“China is not dangerous,” but I have been known to be wrong-ish

Zhuhai. Taxis. Both usually rather safe (well except the driving bit, but that’s a thought for another day)

I’m recalling snippets of a conversation I had recently with a group of Hong Kong expats about China. In retrospect I was rather patronizing. And wrong.

Me: “I’ve never felt unsafe in China.”

This is true.

Me: “I’ve never heard of anyone being harmed, a few burglaries, sure, but no one was hurt.”

Now that I think about it, this is not strictly true. One neighbor was punched in the face when he woke up and confronted a house burglar rifling through his bedside table.

Me: “You’re afraid of being chloroformed and robbed in Shenzhen? Are you crazy? You Hong Kong expats are too much. China is not dangerous.”

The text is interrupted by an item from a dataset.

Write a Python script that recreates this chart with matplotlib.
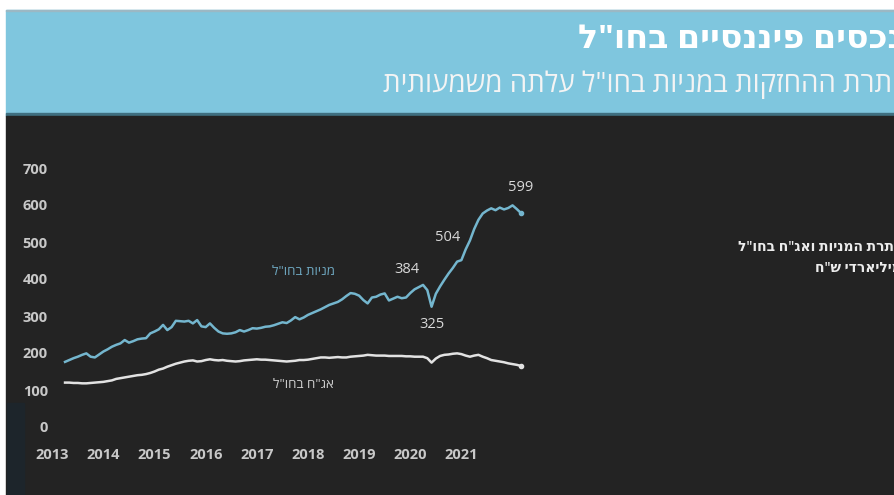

I was (at least slightly) wrong.

I meet a friend from China a short time later and tried to laugh with her about silly Hong Kong expats who are afraid of being drugged in China. She did not laugh.

She told me this:

[Our friend]’s husband left a bar in Zhuhai one night by taxi a short time ago. A few hours later he woke up in a park with no money, keys or phone. He has absolutely no memory of what happened between getting in the taxi and waking up in the park.

Late night revelers: take extra care. Everyone else: be smart, but not overly paranoid. I still hold that China is largely very safe. And it is true that I have never personally felt unsafe in China. But I was wrong to laugh at the drugging-robbing rumor. And I was wrong to be a patronizing jerk.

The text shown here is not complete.